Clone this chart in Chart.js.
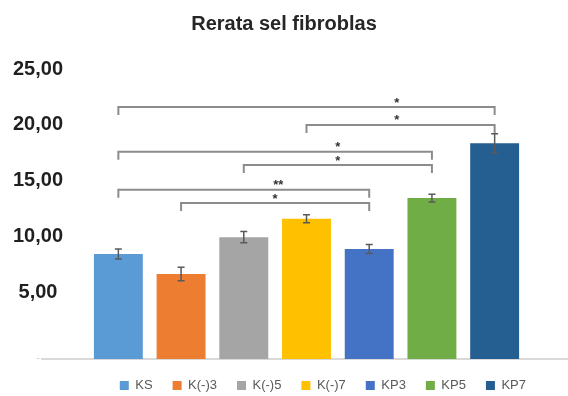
<!DOCTYPE html>
<html>
<head>
<meta charset="utf-8">
<script src="https://cdn.jsdelivr.net/npm/chart.js@4"></script>
<style>
  html, body { margin: 0; padding: 0; background: #fff; }
</style>
</head>
<body>
<canvas id="grafik" width="568" height="396"></canvas>
<script>
// data
var kategori = ['KS', 'K(-)3', 'K(-)5', 'K(-)7', 'KP3', 'KP5', 'KP7'];
var rerata = [8.45, 6.65, 9.95, 11.6, 8.9, 13.45, 18.35];
var galat = [0.45, 0.6, 0.5, 0.35, 0.4, 0.35, 0.85];
var warna = ['#5b9bd5', '#ed7d31', '#a5a5a5', '#ffc000', '#4472c4', '#70ad47', '#255e91'];

// sumbu y: tanda '-' ada di garis dasar, sedikit di bawah nol
var Y_MIN = -0.95;
var nilaiTick = [Y_MIN, 5, 10, 15, 20, 25];
var labelTick = ['-', '5,00', '10,00', '15,00', '20,00', '25,00'];

// braket signifikansi
var braketDari = [0, 3, 0, 2, 0, 1];
var braketKe = [6, 6, 5, 5, 4, 4];
var braketTinggi = [21.6, 20.0, 17.6, 16.4, 14.2, 13.0];
var braketTanda = ['*', '*', '*', '*', '**', '*'];
var braketPosTanda = [4.44, 4.44, 3.5, 3.5, 2.55, 2.5];

Chart.defaults.font.family = "'Liberation Sans', Arial, sans-serif";

// garis dasar abu-abu yang lebih panjang dari area grafik
var garisDasar = {
    id: 'garisDasar',
    afterLayout: function(chart) {
        // judul ditengahkan di seluruh lebar kanvas
        chart.titleBlock.left = 0;
        chart.titleBlock.right = chart.width;
    },
    beforeDatasetsDraw: function(chart) {
        var ctx = chart.ctx;
        var y = chart.scales.y.getPixelForValue(Y_MIN);
        ctx.save();
        ctx.strokeStyle = '#d9d9d9';
        ctx.lineWidth = 2;
        ctx.beginPath();
        ctx.moveTo(41, y);
        ctx.lineTo(chart.width, y);
        ctx.stroke();
        ctx.restore();
    }
};

// error bar
var errorBar = {
    id: 'errorBar',
    afterDatasetsDraw: function(chart) {
        var ctx = chart.ctx;
        var yS = chart.scales.y;
        var meta = chart.getDatasetMeta(0);
        ctx.save();
        ctx.strokeStyle = '#595959';
        ctx.lineWidth = 1.5;
        meta.data.forEach(function(bar, i) {
            var x = bar.x;
            var atas = yS.getPixelForValue(rerata[i] + galat[i]);
            var bawah = yS.getPixelForValue(rerata[i] - galat[i]);
            ctx.beginPath();
            ctx.moveTo(x, atas); ctx.lineTo(x, bawah);
            ctx.moveTo(x - 3.5, atas); ctx.lineTo(x + 3.5, atas);
            ctx.moveTo(x - 3.5, bawah); ctx.lineTo(x + 3.5, bawah);
            ctx.stroke();
        });
        ctx.restore();
    }
};

// braket dan bintang
var braket = {
    id: 'braket',
    afterDatasetsDraw: function(chart) {
        var ctx = chart.ctx;
        var xS = chart.scales.x;
        var yS = chart.scales.y;
        ctx.save();
        ctx.strokeStyle = '#8c8c8c';
        ctx.lineWidth = 2;
        ctx.fillStyle = '#333333';
        ctx.font = "bold 13px 'Liberation Sans', Arial, sans-serif";
        ctx.textAlign = 'center';
        ctx.textBaseline = 'middle';
        for (var i = 0; i < braketDari.length; i++) {
            var x1 = xS.getPixelForValue(braketDari[i]);
            var x2 = xS.getPixelForValue(braketKe[i]);
            var y = yS.getPixelForValue(braketTinggi[i]);
            ctx.beginPath();
            ctx.moveTo(x1, y + 8);
            ctx.lineTo(x1, y);
            ctx.lineTo(x2, y);
            ctx.lineTo(x2, y + 8);
            ctx.stroke();
            ctx.fillText(braketTanda[i], xS.getPixelForValue(braketPosTanda[i]), y - 4);
        }
        ctx.restore();
    }
};

var ctx = document.getElementById('grafik').getContext('2d');
var grafik = new Chart(ctx, {
    type: 'bar',
    data: {
        labels: kategori,
        datasets: [{
            label: 'Rerata',
            data: rerata,
            backgroundColor: warna,
            base: Y_MIN,
            categoryPercentage: 0.78,
            barPercentage: 1.0
        }]
    },
    options: {
        responsive: false,
        animation: false,
        layout: { padding: { left: 0, right: 22, top: 0, bottom: 0 } },
        scales: {
            x: { display: false },
            y: {
                min: Y_MIN,
                max: 25,
                grid: { display: false, drawTicks: false },
                border: { display: false },
                afterBuildTicks: function(axis) {
                    axis.ticks = nilaiTick.map(function(v) { return { value: v }; });
                },
                afterFit: function(axis) { axis.width = 87; },
                ticks: {
                    autoSkip: false,
                    padding: 24,
                    crossAlign: 'center',
                    callback: function(v) { return labelTick[nilaiTick.indexOf(v)]; },
                    color: function(c) { return c.tick && c.tick.value < 0 ? '#bfbfbf' : '#1f1f1f'; },
                    font: function(c) {
                        return c.tick && c.tick.value < 0 ? { size: 9, weight: 'normal' } : { size: 20, weight: 'bold' };
                    }
                }
            },
            yKanan: {
                type: 'linear',
                position: 'right',
                grid: { display: false },
                border: { display: false },
                ticks: { display: false },
                afterFit: function(axis) { axis.width = 20; }
            }
        },
        plugins: {
            title: {
                display: true,
                text: 'Rerata sel fibroblas',
                color: '#262626',
                font: { size: 20, weight: 'bold' },
                padding: { top: 12, bottom: 33 }
            },
            legend: {
                position: 'bottom',
                align: 'end',
                maxHeight: 37,
                labels: {
                    boxWidth: 9,
                    boxHeight: 9,
                    padding: 20,
                    color: '#595959',
                    font: { size: 13 },
                    generateLabels: function(chart) {
                        return kategori.map(function(k, i) {
                            return { text: k, fillStyle: warna[i], strokeStyle: warna[i], lineWidth: 0, hidden: false, index: i, datasetIndex: 0, fontColor: '#595959' };
                        });
                    }
                }
            },
            tooltip: { enabled: false }
        }
    },
    plugins: [garisDasar, errorBar, braket]
});
</script>
</body>
</html>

→ **Task statement**:
Return the whole listing, word for word, and leave out every picture.

→ **The result**:
Clone this chart in Chart.js.
<!DOCTYPE html>
<html>
<head>
<meta charset="utf-8">
<script src="https://cdn.jsdelivr.net/npm/chart.js@4"></script>
<style>
  html, body { margin: 0; padding: 0; background: #fff; }
</style>
</head>
<body>
<canvas id="grafik" width="568" height="396"></canvas>
<script>
// data
var kategori = ['KS', 'K(-)3', 'K(-)5', 'K(-)7', 'KP3', 'KP5', 'KP7'];
var rerata = [8.45, 6.65, 9.95, 11.6, 8.9, 13.45, 18.35];
var galat = [0.45, 0.6, 0.5, 0.35, 0.4, 0.35, 0.85];
var warna = ['#5b9bd5', '#ed7d31', '#a5a5a5', '#ffc000', '#4472c4', '#70ad47', '#255e91'];

// sumbu y: tanda '-' ada di garis dasar, sedikit di bawah nol
var Y_MIN = -0.95;
var nilaiTick = [Y_MIN, 5, 10, 15, 20, 25];
var labelTick = ['-', '5,00', '10,00', '15,00', '20,00', '25,00'];

// braket signifikansi
var braketDari = [0, 3, 0, 2, 0, 1];
var braketKe = [6, 6, 5, 5, 4, 4];
var braketTinggi = [21.6, 20.0, 17.6, 16.4, 14.2, 13.0];
var braketTanda = ['*', '*', '*', '*', '**', '*'];
var braketPosTanda = [4.44, 4.44, 3.5, 3.5, 2.55, 2.5];

Chart.defaults.font.family = "'Liberation Sans', Arial, sans-serif";

// garis dasar abu-abu yang lebih panjang dari area grafik
var garisDasar = {
    id: 'garisDasar',
    afterLayout: function(chart) {
        // judul ditengahkan di seluruh lebar kanvas
        chart.titleBlock.left = 0;
        chart.titleBlock.right = chart.width;
    },
    beforeDatasetsDraw: function(chart) {
        var ctx = chart.ctx;
        var y = chart.scales.y.getPixelForValue(Y_MIN);
        ctx.save();
        ctx.strokeStyle = '#d9d9d9';
        ctx.lineWidth = 2;
        ctx.beginPath();
        ctx.moveTo(41, y);
        ctx.lineTo(chart.width, y);
        ctx.stroke();
        ctx.restore();
    }
};

// error bar
var errorBar = {
    id: 'errorBar',
    afterDatasetsDraw: function(chart) {
        var ctx = chart.ctx;
        var yS = chart.scales.y;
        var meta = chart.getDatasetMeta(0);
        ctx.save();
        ctx.strokeStyle = '#595959';
        ctx.lineWidth = 1.5;
        meta.data.forEach(function(bar, i) {
            var x = bar.x;
            var atas = yS.getPixelForValue(rerata[i] + galat[i]);
            var bawah = yS.getPixelForValue(rerata[i] - galat[i]);
            ctx.beginPath();
            ctx.moveTo(x, atas); ctx.lineTo(x, bawah);
            ctx.moveTo(x - 3.5, atas); ctx.lineTo(x + 3.5, atas);
            ctx.moveTo(x - 3.5, bawah); ctx.lineTo(x + 3.5, bawah);
            ctx.stroke();
        });
        ctx.restore();
    }
};

// braket dan bintang
var braket = {
    id: 'braket',
    afterDatasetsDraw: function(chart) {
        var ctx = chart.ctx;
        var xS = chart.scales.x;
        var yS = chart.scales.y;
        ctx.save();
        ctx.strokeStyle = '#8c8c8c';
        ctx.lineWidth = 2;
        ctx.fillStyle = '#333333';
        ctx.font = "bold 13px 'Liberation Sans', Arial, sans-serif";
        ctx.textAlign = 'center';
        ctx.textBaseline = 'middle';
        for (var i = 0; i < braketDari.length; i++) {
            var x1 = xS.getPixelForValue(braketDari[i]);
            var x2 = xS.getPixelForValue(braketKe[i]);
            var y = yS.getPixelForValue(braketTinggi[i]);
            ctx.beginPath();
            ctx.moveTo(x1, y + 8);
            ctx.lineTo(x1, y);
            ctx.lineTo(x2, y);
            ctx.lineTo(x2, y + 8);
            ctx.stroke();
            ctx.fillText(braketTanda[i], xS.getPixelForValue(braketPosTanda[i]), y - 4);
        }
        ctx.restore();
    }
};

var ctx = document.getElementById('grafik').getContext('2d');
var grafik = new Chart(ctx, {
    type: 'bar',
    data: {
        labels: kategori,
        datasets: [{
            label: 'Rerata',
            data: rerata,
            backgroundColor: warna,
            base: Y_MIN,
            categoryPercentage: 0.78,
            barPercentage: 1.0
        }]
    },
    options: {
        responsive: false,
        animation: false,
        layout: { padding: { left: 0, right: 22, top: 0, bottom: 0 } },
        scales: {
            x: { display: false },
            y: {
                min: Y_MIN,
                max: 25,
                grid: { display: false, drawTicks: false },
                border: { display: false },
                afterBuildTicks: function(axis) {
                    axis.ticks = nilaiTick.map(function(v) { return { value: v }; });
                },
                afterFit: function(axis) { axis.width = 87; },
                ticks: {
                    autoSkip: false,
                    padding: 24,
                    crossAlign: 'center',
                    callback: function(v) { return labelTick[nilaiTick.indexOf(v)]; },
                    color: function(c) { return c.tick && c.tick.value < 0 ? '#bfbfbf' : '#1f1f1f'; },
                    font: function(c) {
                        return c.tick && c.tick.value < 0 ? { size: 9, weight: 'normal' } : { size: 20, weight: 'bold' };
                    }
                }
            },
            yKanan: {
                type: 'linear',
                position: 'right',
                grid: { display: false },
                border: { display: false },
                ticks: { display: false },
                afterFit: function(axis) { axis.width = 20; }
            }
        },
        plugins: {
            title: {
                display: true,
                text: 'Rerata sel fibroblas',
                color: '#262626',
                font: { size: 20, weight: 'bold' },
                padding: { top: 12, bottom: 33 }
            },
            legend: {
                position: 'bottom',
                align: 'end',
                maxHeight: 37,
                labels: {
                    boxWidth: 9,
                    boxHeight: 9,
                    padding: 20,
                    color: '#595959',
                    font: { size: 13 },
                    generateLabels: function(chart) {
                        return kategori.map(function(k, i) {
                            return { text: k, fillStyle: warna[i], strokeStyle: warna[i], lineWidth: 0, hidden: false, index: i, datasetIndex: 0, fontColor: '#595959' };
                        });
                    }
                }
            },
            tooltip: { enabled: false }
        }
    },
    plugins: [garisDasar, errorBar, braket]
});
</script>
</body>
</html>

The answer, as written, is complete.